知道庆龄出走,宋耀如立即乘船尾随而来。26日,庆龄到达的第三天,宋耀如一路风尘地出现在孙中山东京的寓所,他想赶来为阻止这桩婚事做最后的努力,可是一切都晚了,迎接他的是一对新人恭谨的笑脸和一份已经签字生效的《婚姻誓约书》。

“此次孙文与宋庆龄之间缔结婚约,并订立以下诸誓约:一、尽速办理符合中国法律的正式婚姻手续。二、将来永远保持夫妇关系,共同努力增进相互间之幸福。三、万一发生违反本誓约之行为,即使受到法律上、社会上的任何制裁,永不得有任何异议;而且为了保持各自之名声,即使任何一方之亲属采取何等措施,亦不得有任何怨言。

上述诸条誓约,均系在见证人和田瑞面前各自的誓言,誓约之履行亦系和田瑞从中之协助督促。

本誓约书制成三份:誓约者各持一份,另一份存于见证人手中。

誓约人孙文(章)誓约人宋庆龄

见证人和田瑞(章)千九百十五年十月二十六日”

宋耀如默然了,他不愿发生的事已成了无可挽回的事实。愤怒、失望、伤心……种种不可名状的复杂情绪几乎使他不能自持,以致孙中山和庆龄向他保证:他们是幸福的,他们从此将更好地为“民族、民权、民生”的三民主义在中国实现共同奋斗到最后一息,他们将永远是他最忠实的同志和亲人……他都充耳不闻。

宋庆龄对父亲万分内疚,她为他十分痛苦,她原是十分爱他的。她现在唯一的希望只是:让时间治愈他的创伤,让事实证明他的忧虑是多余的,他的爱女是幸福的。

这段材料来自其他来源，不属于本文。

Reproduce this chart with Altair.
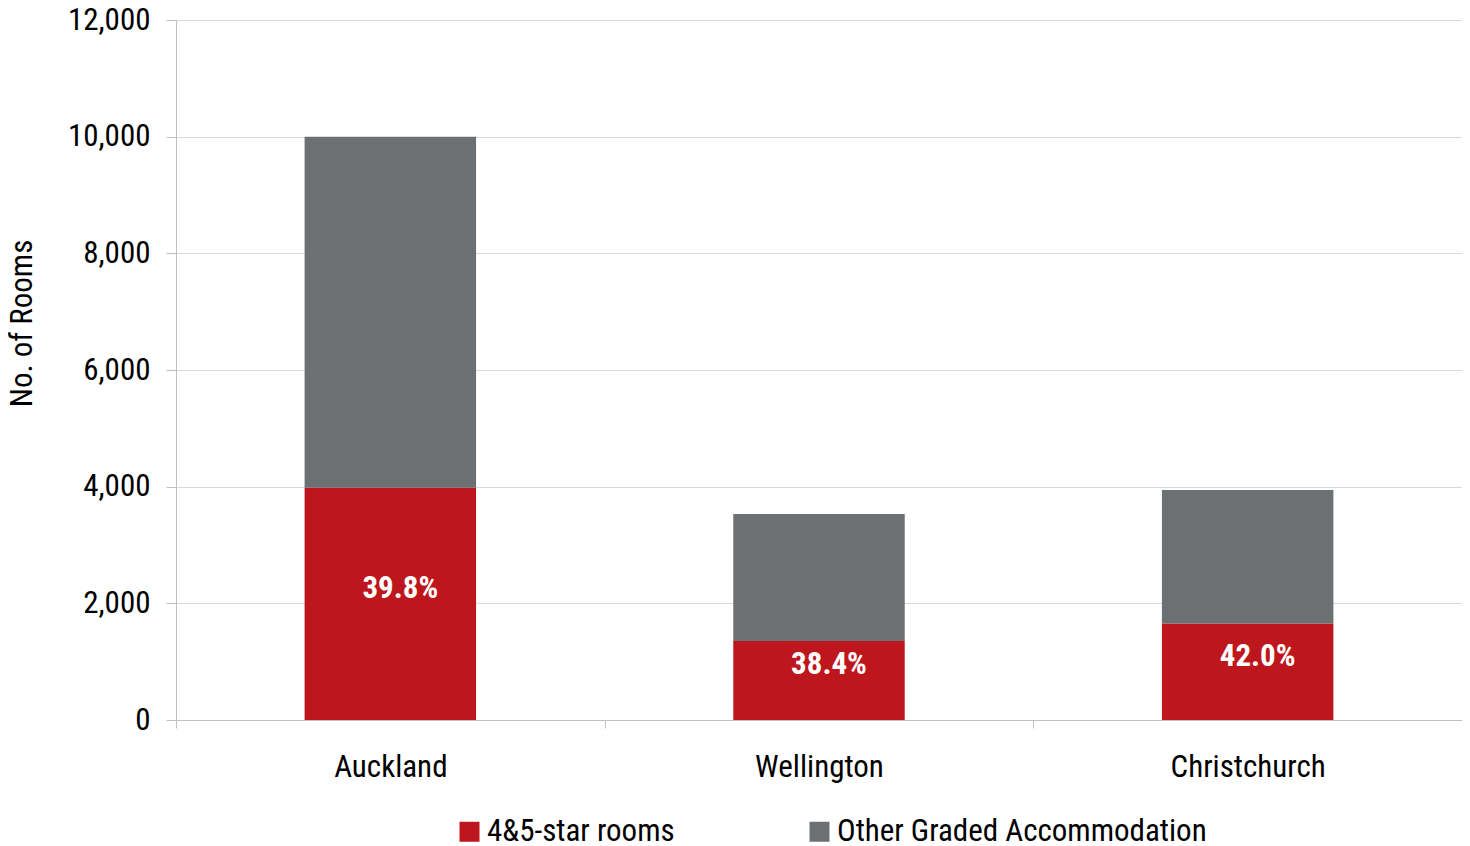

确实,她当时唯一的遗憾只是她深爱的父母对她的不理解。然而,她又是无可比拟地幸福,因为,她深信这一切都会很快过去,她认为她的婚姻是完美的。

庆龄方式

如果没有死亡,庆龄的婚姻是完美的。尽管他们的婚姻当时闹得满城风雨,但引起这场风暴的一对当事人却是宁静的,幸福的。

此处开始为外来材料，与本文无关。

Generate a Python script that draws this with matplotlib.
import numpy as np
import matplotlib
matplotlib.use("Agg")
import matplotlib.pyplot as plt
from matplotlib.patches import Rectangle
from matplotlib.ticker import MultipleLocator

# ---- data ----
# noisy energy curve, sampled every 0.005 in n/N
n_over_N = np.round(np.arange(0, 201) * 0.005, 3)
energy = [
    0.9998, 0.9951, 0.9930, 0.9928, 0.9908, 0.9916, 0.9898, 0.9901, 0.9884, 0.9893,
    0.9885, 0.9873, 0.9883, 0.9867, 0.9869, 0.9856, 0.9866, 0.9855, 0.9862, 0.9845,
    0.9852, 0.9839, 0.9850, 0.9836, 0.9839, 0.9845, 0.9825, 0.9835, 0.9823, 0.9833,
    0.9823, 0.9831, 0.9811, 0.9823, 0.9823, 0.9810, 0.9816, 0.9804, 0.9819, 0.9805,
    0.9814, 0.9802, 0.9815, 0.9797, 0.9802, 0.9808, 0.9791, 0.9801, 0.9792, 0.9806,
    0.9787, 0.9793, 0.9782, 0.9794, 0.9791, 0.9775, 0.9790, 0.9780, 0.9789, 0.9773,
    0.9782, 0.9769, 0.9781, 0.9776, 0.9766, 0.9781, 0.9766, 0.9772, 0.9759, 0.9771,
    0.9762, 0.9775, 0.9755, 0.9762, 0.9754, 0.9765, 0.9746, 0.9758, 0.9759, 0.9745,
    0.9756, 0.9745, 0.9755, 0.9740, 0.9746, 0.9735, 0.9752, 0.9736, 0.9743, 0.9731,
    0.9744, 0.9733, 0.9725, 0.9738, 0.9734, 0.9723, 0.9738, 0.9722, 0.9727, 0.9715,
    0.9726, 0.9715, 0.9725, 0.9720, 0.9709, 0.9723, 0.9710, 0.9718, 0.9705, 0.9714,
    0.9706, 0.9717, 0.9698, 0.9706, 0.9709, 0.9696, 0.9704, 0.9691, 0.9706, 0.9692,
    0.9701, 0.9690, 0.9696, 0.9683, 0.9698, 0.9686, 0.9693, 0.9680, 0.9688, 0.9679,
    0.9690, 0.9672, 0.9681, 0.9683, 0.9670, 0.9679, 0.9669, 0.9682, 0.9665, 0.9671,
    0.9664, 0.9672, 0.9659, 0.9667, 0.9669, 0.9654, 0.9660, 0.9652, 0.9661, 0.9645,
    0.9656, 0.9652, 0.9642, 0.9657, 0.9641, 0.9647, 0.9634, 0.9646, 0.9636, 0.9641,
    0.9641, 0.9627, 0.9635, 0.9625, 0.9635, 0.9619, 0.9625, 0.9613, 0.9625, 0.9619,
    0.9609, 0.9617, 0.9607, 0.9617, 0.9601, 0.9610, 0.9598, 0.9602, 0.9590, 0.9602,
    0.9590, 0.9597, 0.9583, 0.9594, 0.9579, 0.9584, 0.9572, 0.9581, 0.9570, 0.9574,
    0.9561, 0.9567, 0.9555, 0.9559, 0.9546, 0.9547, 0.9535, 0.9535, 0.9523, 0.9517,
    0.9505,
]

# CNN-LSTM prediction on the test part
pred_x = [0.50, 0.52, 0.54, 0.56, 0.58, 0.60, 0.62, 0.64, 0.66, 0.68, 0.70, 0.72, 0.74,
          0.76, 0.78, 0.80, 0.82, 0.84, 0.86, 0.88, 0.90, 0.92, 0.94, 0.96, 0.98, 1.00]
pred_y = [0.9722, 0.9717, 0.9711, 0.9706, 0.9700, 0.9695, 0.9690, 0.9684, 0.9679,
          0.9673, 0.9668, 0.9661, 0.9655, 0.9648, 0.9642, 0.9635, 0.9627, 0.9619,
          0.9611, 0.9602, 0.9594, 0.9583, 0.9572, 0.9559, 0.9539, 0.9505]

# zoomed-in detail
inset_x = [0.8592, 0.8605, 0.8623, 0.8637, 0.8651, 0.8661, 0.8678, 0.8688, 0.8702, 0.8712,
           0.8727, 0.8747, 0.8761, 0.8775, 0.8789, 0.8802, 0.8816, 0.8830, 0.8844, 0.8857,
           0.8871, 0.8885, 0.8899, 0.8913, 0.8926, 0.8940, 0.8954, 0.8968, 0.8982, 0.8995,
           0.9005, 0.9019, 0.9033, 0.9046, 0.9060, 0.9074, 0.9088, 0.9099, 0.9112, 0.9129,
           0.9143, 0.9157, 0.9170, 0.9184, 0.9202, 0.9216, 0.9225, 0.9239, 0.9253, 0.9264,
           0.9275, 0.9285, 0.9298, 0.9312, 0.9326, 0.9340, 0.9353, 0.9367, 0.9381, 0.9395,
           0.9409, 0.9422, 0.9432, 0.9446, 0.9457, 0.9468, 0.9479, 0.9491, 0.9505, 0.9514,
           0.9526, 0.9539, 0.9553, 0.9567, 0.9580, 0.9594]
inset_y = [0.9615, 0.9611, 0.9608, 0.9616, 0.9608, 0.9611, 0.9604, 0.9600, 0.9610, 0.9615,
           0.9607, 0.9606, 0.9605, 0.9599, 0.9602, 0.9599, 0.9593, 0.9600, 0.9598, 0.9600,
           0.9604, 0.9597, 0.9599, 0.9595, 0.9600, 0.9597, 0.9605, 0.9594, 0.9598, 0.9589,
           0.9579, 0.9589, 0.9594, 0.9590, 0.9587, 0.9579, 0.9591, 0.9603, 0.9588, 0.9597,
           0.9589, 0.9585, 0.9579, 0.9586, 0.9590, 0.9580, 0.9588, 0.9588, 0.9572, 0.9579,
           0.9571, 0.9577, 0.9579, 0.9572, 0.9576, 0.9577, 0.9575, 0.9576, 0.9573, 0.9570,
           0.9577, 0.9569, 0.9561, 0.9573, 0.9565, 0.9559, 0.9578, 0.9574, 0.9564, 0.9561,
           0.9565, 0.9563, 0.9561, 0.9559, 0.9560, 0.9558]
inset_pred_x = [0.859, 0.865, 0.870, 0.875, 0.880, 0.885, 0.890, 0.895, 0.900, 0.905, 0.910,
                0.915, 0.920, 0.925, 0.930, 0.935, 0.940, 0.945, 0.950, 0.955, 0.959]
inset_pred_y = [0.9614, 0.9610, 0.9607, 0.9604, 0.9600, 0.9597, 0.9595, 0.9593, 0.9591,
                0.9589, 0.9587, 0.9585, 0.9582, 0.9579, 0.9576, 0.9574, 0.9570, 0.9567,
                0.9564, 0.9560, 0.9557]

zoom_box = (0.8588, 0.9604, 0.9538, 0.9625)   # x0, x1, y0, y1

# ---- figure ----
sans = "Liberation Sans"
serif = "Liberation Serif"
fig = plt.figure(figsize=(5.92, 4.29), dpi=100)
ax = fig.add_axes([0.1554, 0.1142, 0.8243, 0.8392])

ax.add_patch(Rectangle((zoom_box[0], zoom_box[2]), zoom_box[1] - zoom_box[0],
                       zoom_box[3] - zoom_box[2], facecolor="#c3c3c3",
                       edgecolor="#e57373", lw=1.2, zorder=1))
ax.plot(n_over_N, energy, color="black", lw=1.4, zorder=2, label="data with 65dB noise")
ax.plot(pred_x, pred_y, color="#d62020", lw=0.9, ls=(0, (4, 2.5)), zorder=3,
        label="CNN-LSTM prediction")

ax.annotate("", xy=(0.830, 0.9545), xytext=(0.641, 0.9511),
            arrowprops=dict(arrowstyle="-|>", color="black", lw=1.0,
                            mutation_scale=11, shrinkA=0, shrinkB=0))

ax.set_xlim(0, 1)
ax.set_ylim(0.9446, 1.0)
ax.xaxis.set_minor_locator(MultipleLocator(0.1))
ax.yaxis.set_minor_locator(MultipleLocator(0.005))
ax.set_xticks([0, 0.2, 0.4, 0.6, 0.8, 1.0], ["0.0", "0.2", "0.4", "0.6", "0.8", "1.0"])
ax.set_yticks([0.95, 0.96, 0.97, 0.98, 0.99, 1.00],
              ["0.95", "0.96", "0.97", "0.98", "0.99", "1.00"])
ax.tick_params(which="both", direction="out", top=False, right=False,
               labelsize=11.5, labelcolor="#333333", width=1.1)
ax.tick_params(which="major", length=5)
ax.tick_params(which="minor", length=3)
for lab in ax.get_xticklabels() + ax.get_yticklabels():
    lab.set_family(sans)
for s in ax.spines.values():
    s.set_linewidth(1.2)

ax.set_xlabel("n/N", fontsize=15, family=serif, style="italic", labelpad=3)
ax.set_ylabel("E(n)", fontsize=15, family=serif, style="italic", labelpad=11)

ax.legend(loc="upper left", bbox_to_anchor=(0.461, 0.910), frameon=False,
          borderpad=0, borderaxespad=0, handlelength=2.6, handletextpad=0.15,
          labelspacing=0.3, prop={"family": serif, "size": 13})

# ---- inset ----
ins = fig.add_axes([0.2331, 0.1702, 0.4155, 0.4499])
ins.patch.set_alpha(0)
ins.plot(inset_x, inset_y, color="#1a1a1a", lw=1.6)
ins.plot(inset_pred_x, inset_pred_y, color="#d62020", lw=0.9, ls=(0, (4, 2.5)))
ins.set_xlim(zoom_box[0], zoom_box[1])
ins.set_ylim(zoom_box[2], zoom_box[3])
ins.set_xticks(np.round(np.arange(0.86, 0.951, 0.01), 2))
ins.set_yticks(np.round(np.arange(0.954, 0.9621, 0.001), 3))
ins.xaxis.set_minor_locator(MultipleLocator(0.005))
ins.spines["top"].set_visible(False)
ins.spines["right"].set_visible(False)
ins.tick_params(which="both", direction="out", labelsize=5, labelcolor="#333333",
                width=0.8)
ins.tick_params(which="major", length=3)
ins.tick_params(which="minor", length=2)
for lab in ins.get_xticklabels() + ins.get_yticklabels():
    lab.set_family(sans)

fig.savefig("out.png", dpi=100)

当时,宋子文和宋美龄正在美国专心读书,听到这个消息,简直不能相信。很重亲族感情的庆龄,为了争取他们的同情和理解,写信给他们说:“自己仅有的欢乐,只有和孙博士在一起工作时才能获得……”,“我从没有这样快活过。我想这类事情是我从小姑娘的时候就想做的,我真的接近了革命活动的中心。”

婚后不久,庆龄在给美国的同学安德逊的信中谈到自己和孙中山的婚姻:

“婚礼是再简单不过了。因为我俩都不喜欢铺张和各种繁文缛节之类的东西。我很幸福。在英文信件方面我尽可能地帮助我的丈夫。我的法文大有长进,可以阅读报纸,能容易地边看边译了。你瞧,结婚对于我们好像是上学一样,只是不用担心考试罢了。”

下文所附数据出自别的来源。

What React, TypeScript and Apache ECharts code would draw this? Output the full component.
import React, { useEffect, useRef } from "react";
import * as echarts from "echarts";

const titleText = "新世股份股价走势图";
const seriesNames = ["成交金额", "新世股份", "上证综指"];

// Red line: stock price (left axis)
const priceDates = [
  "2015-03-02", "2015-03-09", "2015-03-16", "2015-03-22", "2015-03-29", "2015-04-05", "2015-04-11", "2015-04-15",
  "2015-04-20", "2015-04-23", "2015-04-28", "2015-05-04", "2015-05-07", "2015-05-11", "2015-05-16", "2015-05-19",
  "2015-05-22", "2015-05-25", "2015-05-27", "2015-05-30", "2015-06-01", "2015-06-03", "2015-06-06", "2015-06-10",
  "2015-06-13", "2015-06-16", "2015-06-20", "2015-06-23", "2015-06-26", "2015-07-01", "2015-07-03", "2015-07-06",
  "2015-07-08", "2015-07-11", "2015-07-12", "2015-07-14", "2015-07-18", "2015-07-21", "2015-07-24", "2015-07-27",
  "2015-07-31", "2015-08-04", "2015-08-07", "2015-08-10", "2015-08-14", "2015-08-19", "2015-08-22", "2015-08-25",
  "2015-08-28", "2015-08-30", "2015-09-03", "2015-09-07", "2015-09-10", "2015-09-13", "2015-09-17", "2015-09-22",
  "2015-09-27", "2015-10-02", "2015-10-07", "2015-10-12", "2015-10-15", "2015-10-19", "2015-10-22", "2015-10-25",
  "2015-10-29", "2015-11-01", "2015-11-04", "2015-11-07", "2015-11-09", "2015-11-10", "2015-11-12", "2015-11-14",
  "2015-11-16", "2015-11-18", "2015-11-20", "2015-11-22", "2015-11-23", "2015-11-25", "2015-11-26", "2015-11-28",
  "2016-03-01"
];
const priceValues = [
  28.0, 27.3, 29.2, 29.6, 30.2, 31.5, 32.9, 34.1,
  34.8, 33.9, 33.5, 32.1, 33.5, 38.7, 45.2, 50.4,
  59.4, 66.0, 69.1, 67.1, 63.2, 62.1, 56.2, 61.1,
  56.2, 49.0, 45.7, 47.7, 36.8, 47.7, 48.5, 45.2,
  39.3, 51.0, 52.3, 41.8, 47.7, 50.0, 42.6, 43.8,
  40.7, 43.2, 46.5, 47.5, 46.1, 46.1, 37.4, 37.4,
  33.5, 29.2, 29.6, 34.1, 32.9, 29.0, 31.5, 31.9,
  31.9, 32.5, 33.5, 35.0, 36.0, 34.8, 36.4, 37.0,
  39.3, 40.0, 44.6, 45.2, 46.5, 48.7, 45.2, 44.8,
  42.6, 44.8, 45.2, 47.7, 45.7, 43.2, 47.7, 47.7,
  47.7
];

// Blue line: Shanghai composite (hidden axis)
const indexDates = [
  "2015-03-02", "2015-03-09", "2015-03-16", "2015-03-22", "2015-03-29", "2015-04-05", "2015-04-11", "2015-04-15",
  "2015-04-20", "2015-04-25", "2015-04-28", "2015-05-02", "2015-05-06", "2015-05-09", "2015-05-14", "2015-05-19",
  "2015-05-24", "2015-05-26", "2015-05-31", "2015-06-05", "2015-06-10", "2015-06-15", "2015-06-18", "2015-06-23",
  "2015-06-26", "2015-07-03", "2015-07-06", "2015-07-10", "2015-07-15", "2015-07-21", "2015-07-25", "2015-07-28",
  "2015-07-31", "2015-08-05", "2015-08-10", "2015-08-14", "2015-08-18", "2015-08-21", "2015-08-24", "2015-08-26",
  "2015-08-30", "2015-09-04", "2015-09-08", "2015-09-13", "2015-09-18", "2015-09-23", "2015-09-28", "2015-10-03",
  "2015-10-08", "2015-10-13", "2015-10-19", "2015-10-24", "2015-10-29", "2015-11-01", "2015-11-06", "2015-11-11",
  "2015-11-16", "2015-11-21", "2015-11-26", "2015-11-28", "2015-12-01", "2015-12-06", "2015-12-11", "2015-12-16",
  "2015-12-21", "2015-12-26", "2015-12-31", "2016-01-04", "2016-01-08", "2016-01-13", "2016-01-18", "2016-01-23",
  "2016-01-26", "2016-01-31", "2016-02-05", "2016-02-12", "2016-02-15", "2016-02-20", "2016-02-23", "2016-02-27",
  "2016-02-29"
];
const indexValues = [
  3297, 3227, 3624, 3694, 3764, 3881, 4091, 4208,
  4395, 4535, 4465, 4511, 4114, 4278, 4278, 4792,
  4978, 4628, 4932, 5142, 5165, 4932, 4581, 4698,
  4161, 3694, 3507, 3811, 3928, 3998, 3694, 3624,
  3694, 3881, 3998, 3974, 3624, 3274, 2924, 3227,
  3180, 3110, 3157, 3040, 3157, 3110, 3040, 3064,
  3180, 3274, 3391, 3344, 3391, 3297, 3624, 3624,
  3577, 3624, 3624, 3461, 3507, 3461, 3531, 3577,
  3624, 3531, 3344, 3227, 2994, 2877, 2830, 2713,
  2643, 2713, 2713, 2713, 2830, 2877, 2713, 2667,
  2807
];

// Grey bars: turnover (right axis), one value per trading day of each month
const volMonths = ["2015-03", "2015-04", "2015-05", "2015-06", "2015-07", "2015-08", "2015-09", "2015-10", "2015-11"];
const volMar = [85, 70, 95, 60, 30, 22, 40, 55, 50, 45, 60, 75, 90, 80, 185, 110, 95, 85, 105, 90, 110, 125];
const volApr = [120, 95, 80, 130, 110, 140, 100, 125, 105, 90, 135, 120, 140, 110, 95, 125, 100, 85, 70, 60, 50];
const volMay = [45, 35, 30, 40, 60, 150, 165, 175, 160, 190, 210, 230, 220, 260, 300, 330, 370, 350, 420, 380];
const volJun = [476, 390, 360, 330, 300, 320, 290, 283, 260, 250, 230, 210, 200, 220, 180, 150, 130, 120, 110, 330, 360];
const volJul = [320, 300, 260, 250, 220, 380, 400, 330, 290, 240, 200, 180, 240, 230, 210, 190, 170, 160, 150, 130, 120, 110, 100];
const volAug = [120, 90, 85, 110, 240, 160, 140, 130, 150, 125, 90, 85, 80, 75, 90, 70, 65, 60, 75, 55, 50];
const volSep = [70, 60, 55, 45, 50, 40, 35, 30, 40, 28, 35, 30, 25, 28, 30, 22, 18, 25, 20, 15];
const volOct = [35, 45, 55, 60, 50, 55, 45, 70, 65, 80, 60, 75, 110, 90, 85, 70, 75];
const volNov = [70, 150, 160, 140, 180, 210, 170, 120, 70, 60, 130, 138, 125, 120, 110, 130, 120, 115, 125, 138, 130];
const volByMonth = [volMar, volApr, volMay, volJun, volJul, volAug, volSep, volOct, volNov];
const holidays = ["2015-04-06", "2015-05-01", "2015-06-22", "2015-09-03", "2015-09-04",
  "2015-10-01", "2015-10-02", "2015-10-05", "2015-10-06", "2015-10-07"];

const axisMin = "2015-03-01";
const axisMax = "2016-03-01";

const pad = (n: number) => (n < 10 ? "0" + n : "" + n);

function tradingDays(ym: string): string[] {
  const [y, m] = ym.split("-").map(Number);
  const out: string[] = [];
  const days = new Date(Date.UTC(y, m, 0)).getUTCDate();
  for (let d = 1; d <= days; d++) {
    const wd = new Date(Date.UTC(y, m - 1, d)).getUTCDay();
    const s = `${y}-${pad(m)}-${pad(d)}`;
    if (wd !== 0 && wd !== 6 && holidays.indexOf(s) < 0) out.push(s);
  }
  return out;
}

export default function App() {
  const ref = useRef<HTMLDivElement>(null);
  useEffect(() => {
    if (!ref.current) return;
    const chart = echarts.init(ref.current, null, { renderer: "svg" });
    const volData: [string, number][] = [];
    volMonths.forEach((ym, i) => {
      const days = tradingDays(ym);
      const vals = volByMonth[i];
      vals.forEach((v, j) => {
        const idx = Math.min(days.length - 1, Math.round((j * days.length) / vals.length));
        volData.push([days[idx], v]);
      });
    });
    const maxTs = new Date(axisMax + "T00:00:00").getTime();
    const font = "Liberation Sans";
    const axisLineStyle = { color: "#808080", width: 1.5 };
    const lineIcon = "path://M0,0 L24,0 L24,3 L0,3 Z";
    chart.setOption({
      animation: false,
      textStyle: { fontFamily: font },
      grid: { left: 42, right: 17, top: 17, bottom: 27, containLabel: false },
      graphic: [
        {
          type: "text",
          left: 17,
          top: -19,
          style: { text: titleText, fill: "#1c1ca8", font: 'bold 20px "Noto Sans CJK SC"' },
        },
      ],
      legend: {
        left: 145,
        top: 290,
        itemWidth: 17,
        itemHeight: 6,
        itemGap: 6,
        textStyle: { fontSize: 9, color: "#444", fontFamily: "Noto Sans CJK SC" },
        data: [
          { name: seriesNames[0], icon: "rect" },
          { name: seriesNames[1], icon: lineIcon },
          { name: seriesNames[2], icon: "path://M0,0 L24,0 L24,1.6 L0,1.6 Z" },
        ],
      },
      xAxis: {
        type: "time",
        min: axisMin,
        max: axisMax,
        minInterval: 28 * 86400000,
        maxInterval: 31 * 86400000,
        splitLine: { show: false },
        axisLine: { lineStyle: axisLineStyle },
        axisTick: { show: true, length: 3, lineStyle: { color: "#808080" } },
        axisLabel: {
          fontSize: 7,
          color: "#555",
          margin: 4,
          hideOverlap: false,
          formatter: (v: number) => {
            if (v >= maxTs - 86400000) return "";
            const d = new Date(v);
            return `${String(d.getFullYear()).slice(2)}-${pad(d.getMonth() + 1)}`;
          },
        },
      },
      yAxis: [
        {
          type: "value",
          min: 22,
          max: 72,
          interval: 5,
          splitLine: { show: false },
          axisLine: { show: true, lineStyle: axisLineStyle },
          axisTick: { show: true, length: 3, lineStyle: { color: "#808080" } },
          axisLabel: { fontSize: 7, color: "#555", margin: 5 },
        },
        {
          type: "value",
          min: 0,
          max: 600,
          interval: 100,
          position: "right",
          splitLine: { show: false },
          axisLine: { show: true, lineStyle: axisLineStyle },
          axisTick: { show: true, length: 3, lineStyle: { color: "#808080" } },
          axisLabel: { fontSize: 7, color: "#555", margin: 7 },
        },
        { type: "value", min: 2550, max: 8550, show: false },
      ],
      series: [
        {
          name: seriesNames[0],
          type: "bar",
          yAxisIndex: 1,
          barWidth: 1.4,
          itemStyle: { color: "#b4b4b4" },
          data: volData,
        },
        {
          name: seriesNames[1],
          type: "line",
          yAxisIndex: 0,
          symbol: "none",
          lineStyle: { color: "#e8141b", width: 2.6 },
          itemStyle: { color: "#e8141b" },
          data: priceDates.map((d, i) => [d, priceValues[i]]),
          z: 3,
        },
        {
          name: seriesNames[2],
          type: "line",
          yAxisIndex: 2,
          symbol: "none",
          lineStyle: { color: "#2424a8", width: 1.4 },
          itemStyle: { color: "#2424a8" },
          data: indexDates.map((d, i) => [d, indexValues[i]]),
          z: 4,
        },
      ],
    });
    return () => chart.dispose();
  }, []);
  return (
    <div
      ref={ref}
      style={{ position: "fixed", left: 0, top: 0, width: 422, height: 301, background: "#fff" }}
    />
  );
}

至于孙中山,更是享受到这个婚姻的完满幸福。他虽已年近五十,但像当时中国的大多数包办婚姻的受害者一样,不知爱情为何物。他的第一个妻子是父母为他娶来的,他在一起待的时间很短,不足以培养彼此的感情。那位卢夫人虽然很贤惠,但丝毫也不理解自己的丈夫为什么终日奔波,殚精竭虑地要使中国现代化。他俩虽然生有子女,但从精神上说则完全是陌生人。而庆龄不但年轻美貌,受过良好教育,完全理解他的宏图大略、愿望和理想,又愿意与他同甘共苦,对他的一切都竭力支持,是他志同道合的同志。庆龄实际上不仅仅是他的秘书,而且是他的翻译、机要员和最亲密的政治顾问。连孙中山的贴身侍卫马坤都直言不讳地说:“中山先生的工作人员中最得力的实际是夫人。她不但对他从无一点干扰,而只有她才能使他在动乱生活中起居安定,心情舒畅……”这就难怪孙中山在给他的老师詹姆斯·康德黎的信中心满意足地说:

“我的妻子,是受过美国大学教育的女性,是我最早合作者和朋友的女儿。我开始了一种新的生活。这是我过去从未享受过的真正的家庭生活。我能与自己的知心朋友和助手生活在一起,我是多么幸福。”

事实正是如此,他们每天辛勤地工作,晚上则在一起读书、看报和聊天。为了使孙中山能很好地得到休息,庆龄不但陪他散步,打网球,有时还专门为他在家里放一场电影。庆龄的年轻、活泼、热爱生活、善于生活,不但使得孙中山十分幸福,而且使得他这位出名的“老古板”竟也年轻和活跃起来。庆龄晚年时曾有一次对她的一个秘书说过:“我年轻时是很活跃的呢!跳舞、打球、游泳、骑马,样样都来的。”她所指的年轻时,除了她的少女时代以外,恐怕就是她和孙中山共同生活的这段时日了。